WHAT TO DO => Please output the records below in full, exactly as given, but without the images.

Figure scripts
+++
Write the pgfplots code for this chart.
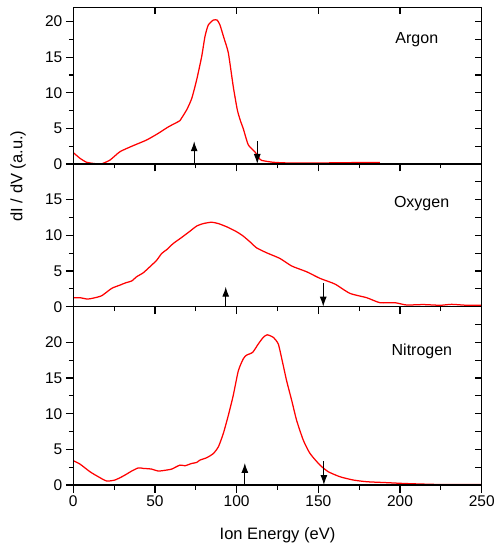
\documentclass[border=0pt]{standalone}
\usepackage{pgfplots}
\pgfplotsset{compat=1.18}
\usepackage{fontspec}
\setmainfont{Liberation Sans}
\usetikzlibrary{arrows.meta}

\pgfplotsset{
 base/.style={scale only axis, width=408.4pt, xmin=0, xmax=250, ymin=0,
   xtick={0,50,...,250},
   axis line style={line width=1.1pt},
   every tick/.style={black, line width=1.1pt},
   /pgf/number format/assume math mode=true,
   ticklabel style={font=\fontsize{15.5}{18}\selectfont},
   clip=true},
 panel/.style={base, minor x tick num=1, minor y tick num=1,
   tick align=outside, xtick pos=left, ytick pos=left,
   major tick length=7.5pt, minor tick length=4.5pt},
 overpanel/.style={base, minor x tick num=0, minor y tick num=1,
   tick align=inside, xtick pos=right, ytick pos=right,
   xticklabels={}, yticklabels={},
   major tick length=7pt, minor tick length=6.5pt},
 curve/.style={red, line width=1.25pt, mark=none, smooth, tension=0.35},
 arr/.style={black, line width=1.1pt, mark=none, -{Latex[length=10pt,width=7pt]}},
}

\begin{document}
\begin{tikzpicture}
\path[use as bounding box] (-73.3pt,-62pt) rectangle (421.7pt,485pt);

% ---------- Argon (top) ----------
\begin{axis}[panel, at={(0pt,321pt)}, anchor=south west, height=156.7pt, ymax=22,
  ytick={0,5,...,20}, xticklabels={}]
\addplot[curve] coordinates {
(0,1.6) (4.1,0.8) (8.2,0.24) (14.3,0.02) (17.3,0.02) (22.5,0.56) (28.6,1.73) (36.7,2.58)
(44.9,3.37) (52,4.3) (58.1,5.2) (64.3,5.95) (65.3,6.1) (69.4,7.6) (72.5,9.2) (75.5,11.8)
(78.6,15.1) (80.6,17.9) (82.6,19.5) (85.7,20.2) (88.1,20.2) (89.8,19.5) (92.2,17.7)
(94.9,15.6) (97.9,10.9) (100.4,7.6) (102.4,6.0) (104,5.0) (107.1,2.7) (111.2,1.7)
(114.3,0.66) (115.3,0.5) (122.4,0.24) (132.6,0.14) (153,0.15) (173.4,0.2) (187.7,0.2)};
\addplot[arr] coordinates {(74,0) (74,3.2)};
\addplot[arr] coordinates {(112.6,3.2) (112.6,0)};
\node[font=\fontsize{16}{19}\selectfont] at (axis cs:210.3,17.4) {Argon};
\end{axis}
\begin{axis}[overpanel, at={(0pt,321pt)}, anchor=south west, height=156.7pt, ymax=22,
  ytick={0,5,...,20}]
\end{axis}

% ---------- Oxygen (middle) ----------
\begin{axis}[panel, at={(0pt,178.3pt)}, anchor=south west, height=142.7pt, ymax=20,
  ytick={0,5,...,15}, xticklabels={}]
\addplot[curve] coordinates {
(0,1.26) (4.1,1.26) (8.6,1.07) (12.2,1.2) (17.4,1.54) (23.5,2.57) (28.6,3.03) (32.2,3.36)
(35.7,3.6) (38.8,4.2) (42.8,4.75) (46.9,5.6) (51,6.5) (54.1,7.46) (57.2,8.0) (61.2,8.86)
(66.3,9.7) (71.4,10.58) (75.5,11.3) (79.6,11.65) (84.7,11.84) (88.8,11.65) (93.9,11.2)
(100,10.5) (104,9.9) (108.1,9.1) (112.2,8.25) (118.4,7.55) (126.5,6.76) (133.7,5.7)
(142.8,4.9) (151,3.97) (160.2,3.17) (169.3,1.87) (179.6,1.26) (187.7,0.56) (196.9,0.56)
(204,0.24) (214.3,0.3) (224.5,0.2) (231.6,0.33) (240.8,0.2) (250,0.2)};
\addplot[arr] coordinates {(93.3,0) (93.3,2.8)};
\addplot[arr] coordinates {(153,3.3) (153,0)};
\node[font=\fontsize{16}{19}\selectfont] at (axis cs:213.2,14.5) {Oxygen};
\end{axis}
\begin{axis}[overpanel, at={(0pt,178.3pt)}, anchor=south west, height=142.7pt, ymax=20,
  ytick={0,5,...,20}]
\end{axis}

% ---------- Nitrogen (bottom) ----------
\begin{axis}[panel, at={(0pt,0pt)}, anchor=south west, height=178.3pt, ymax=25,
  ytick={0,5,...,20}]
\addplot[curve] coordinates {
(0,3.4) (4.1,2.93) (10.2,1.86) (15.3,1.16) (20.4,0.56) (25.5,0.7) (30.6,1.26) (35.7,1.95)
(39.8,2.4) (42.8,2.33) (48,2.23) (52,1.95) (57.2,2.1) (60.2,2.23) (65.3,2.79) (68.4,2.7)
(72.5,3.02) (75.5,3.16) (77.5,3.49) (81.6,3.82) (85.7,4.4) (88.8,5.35) (91.8,7.2)
(94.9,9.76) (97.9,12.55) (101,16.0) (104,17.67) (106,18.2) (109.8,18.6) (113.2,19.76)
(116.3,20.7) (118.7,21.06) (122.4,20.7) (125.5,19.76) (128.1,17.2) (130.6,14.6)
(133.7,11.85) (136.7,9.07) (140.8,6.28) (144.9,4.42) (151,2.79) (156.1,1.86) (163.2,1.16)
(171.3,0.7) (179.6,0.46) (191.8,0.33) (204,0.2) (224.5,0.07) (250,0.07)};
\addplot[arr] coordinates {(105,0) (105,3.1)};
\addplot[arr] coordinates {(153.4,3.3) (153.4,0)};
\node[font=\fontsize{16}{19}\selectfont] at (axis cs:213.4,18.7) {Nitrogen};
\end{axis}
\begin{axis}[overpanel, at={(0pt,0pt)}, anchor=south west, height=178.3pt, ymax=25,
  ytick={0,5,...,25}]
\end{axis}

\node[rotate=90, font=\fontsize{16.5}{20}\selectfont] at (-55.3pt,309pt) {dI / dV (a.u.)};
\node[font=\fontsize{16.5}{20}\selectfont] at (204.2pt,-50pt) {Ion Energy (eV)};
\end{tikzpicture}
\end{document}
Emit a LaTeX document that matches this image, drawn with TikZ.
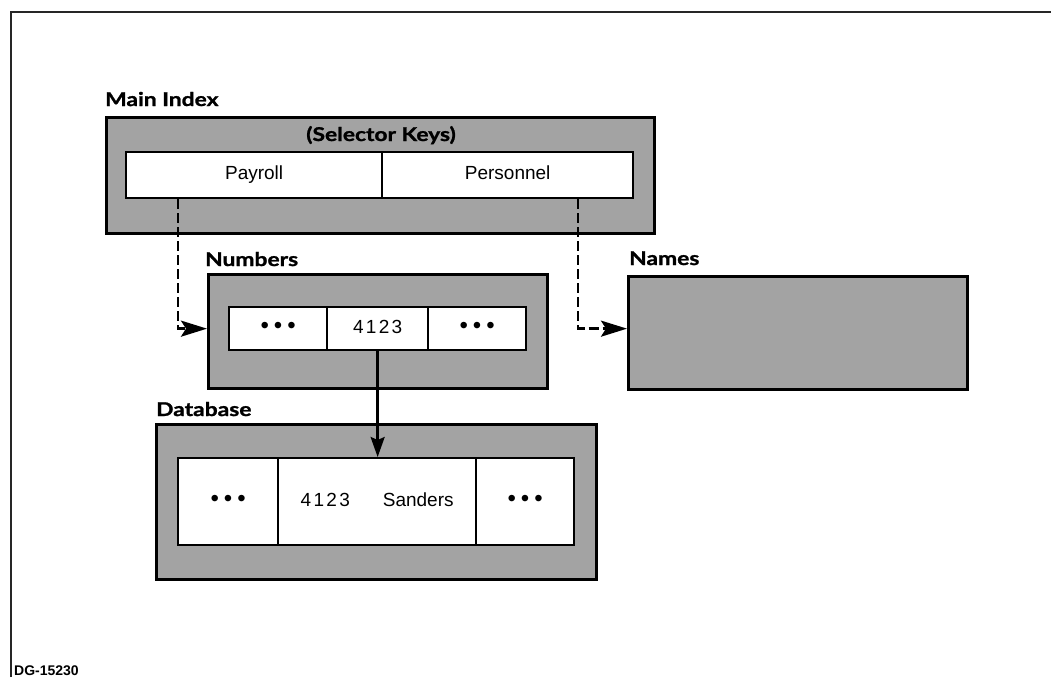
+++
ANSWER BELOW =>
Write the pgfplots code for this chart.
\documentclass[border=0pt]{standalone}
\usepackage{pgfplots}
\pgfplotsset{compat=1.18}
\usepackage{fontspec}
\setmainfont{Liberation Sans}
\usetikzlibrary{arrows.meta}

\pgfplotsset{
 base/.style={scale only axis, width=408.4pt, xmin=0, xmax=250, ymin=0,
   xtick={0,50,...,250},
   axis line style={line width=1.1pt},
   every tick/.style={black, line width=1.1pt},
   /pgf/number format/assume math mode=true,
   ticklabel style={font=\fontsize{15.5}{18}\selectfont},
   clip=true},
 panel/.style={base, minor x tick num=1, minor y tick num=1,
   tick align=outside, xtick pos=left, ytick pos=left,
   major tick length=7.5pt, minor tick length=4.5pt},
 overpanel/.style={base, minor x tick num=0, minor y tick num=1,
   tick align=inside, xtick pos=right, ytick pos=right,
   xticklabels={}, yticklabels={},
   major tick length=7pt, minor tick length=6.5pt},
 curve/.style={red, line width=1.25pt, mark=none, smooth, tension=0.35},
 arr/.style={black, line width=1.1pt, mark=none, -{Latex[length=10pt,width=7pt]}},
}

\begin{document}
\begin{tikzpicture}
\path[use as bounding box] (-73.3pt,-62pt) rectangle (421.7pt,485pt);

% ---------- Argon (top) ----------
\begin{axis}[panel, at={(0pt,321pt)}, anchor=south west, height=156.7pt, ymax=22,
  ytick={0,5,...,20}, xticklabels={}]
\addplot[curve] coordinates {
(0,1.6) (4.1,0.8) (8.2,0.24) (14.3,0.02) (17.3,0.02) (22.5,0.56) (28.6,1.73) (36.7,2.58)
(44.9,3.37) (52,4.3) (58.1,5.2) (64.3,5.95) (65.3,6.1) (69.4,7.6) (72.5,9.2) (75.5,11.8)
(78.6,15.1) (80.6,17.9) (82.6,19.5) (85.7,20.2) (88.1,20.2) (89.8,19.5) (92.2,17.7)
(94.9,15.6) (97.9,10.9) (100.4,7.6) (102.4,6.0) (104,5.0) (107.1,2.7) (111.2,1.7)
(114.3,0.66) (115.3,0.5) (122.4,0.24) (132.6,0.14) (153,0.15) (173.4,0.2) (187.7,0.2)};
\addplot[arr] coordinates {(74,0) (74,3.2)};
\addplot[arr] coordinates {(112.6,3.2) (112.6,0)};
\node[font=\fontsize{16}{19}\selectfont] at (axis cs:210.3,17.4) {Argon};
\end{axis}
\begin{axis}[overpanel, at={(0pt,321pt)}, anchor=south west, height=156.7pt, ymax=22,
  ytick={0,5,...,20}]
\end{axis}

% ---------- Oxygen (middle) ----------
\begin{axis}[panel, at={(0pt,178.3pt)}, anchor=south west, height=142.7pt, ymax=20,
  ytick={0,5,...,15}, xticklabels={}]
\addplot[curve] coordinates {
(0,1.26) (4.1,1.26) (8.6,1.07) (12.2,1.2) (17.4,1.54) (23.5,2.57) (28.6,3.03) (32.2,3.36)
(35.7,3.6) (38.8,4.2) (42.8,4.75) (46.9,5.6) (51,6.5) (54.1,7.46) (57.2,8.0) (61.2,8.86)
(66.3,9.7) (71.4,10.58) (75.5,11.3) (79.6,11.65) (84.7,11.84) (88.8,11.65) (93.9,11.2)
(100,10.5) (104,9.9) (108.1,9.1) (112.2,8.25) (118.4,7.55) (126.5,6.76) (133.7,5.7)
(142.8,4.9) (151,3.97) (160.2,3.17) (169.3,1.87) (179.6,1.26) (187.7,0.56) (196.9,0.56)
(204,0.24) (214.3,0.3) (224.5,0.2) (231.6,0.33) (240.8,0.2) (250,0.2)};
\addplot[arr] coordinates {(93.3,0) (93.3,2.8)};
\addplot[arr] coordinates {(153,3.3) (153,0)};
\node[font=\fontsize{16}{19}\selectfont] at (axis cs:213.2,14.5) {Oxygen};
\end{axis}
\begin{axis}[overpanel, at={(0pt,178.3pt)}, anchor=south west, height=142.7pt, ymax=20,
  ytick={0,5,...,20}]
\end{axis}

% ---------- Nitrogen (bottom) ----------
\begin{axis}[panel, at={(0pt,0pt)}, anchor=south west, height=178.3pt, ymax=25,
  ytick={0,5,...,20}]
\addplot[curve] coordinates {
(0,3.4) (4.1,2.93) (10.2,1.86) (15.3,1.16) (20.4,0.56) (25.5,0.7) (30.6,1.26) (35.7,1.95)
(39.8,2.4) (42.8,2.33) (48,2.23) (52,1.95) (57.2,2.1) (60.2,2.23) (65.3,2.79) (68.4,2.7)
(72.5,3.02) (75.5,3.16) (77.5,3.49) (81.6,3.82) (85.7,4.4) (88.8,5.35) (91.8,7.2)
(94.9,9.76) (97.9,12.55) (101,16.0) (104,17.67) (106,18.2) (109.8,18.6) (113.2,19.76)
(116.3,20.7) (118.7,21.06) (122.4,20.7) (125.5,19.76) (128.1,17.2) (130.6,14.6)
(133.7,11.85) (136.7,9.07) (140.8,6.28) (144.9,4.42) (151,2.79) (156.1,1.86) (163.2,1.16)
(171.3,0.7) (179.6,0.46) (191.8,0.33) (204,0.2) (224.5,0.07) (250,0.07)};
\addplot[arr] coordinates {(105,0) (105,3.1)};
\addplot[arr] coordinates {(153.4,3.3) (153.4,0)};
\node[font=\fontsize{16}{19}\selectfont] at (axis cs:213.4,18.7) {Nitrogen};
\end{axis}
\begin{axis}[overpanel, at={(0pt,0pt)}, anchor=south west, height=178.3pt, ymax=25,
  ytick={0,5,...,25}]
\end{axis}

\node[rotate=90, font=\fontsize{16.5}{20}\selectfont] at (-55.3pt,309pt) {dI / dV (a.u.)};
\node[font=\fontsize{16.5}{20}\selectfont] at (204.2pt,-50pt) {Ion Energy (eV)};
\end{tikzpicture}
\end{document}
Emit a LaTeX document that matches this image, drawn with TikZ.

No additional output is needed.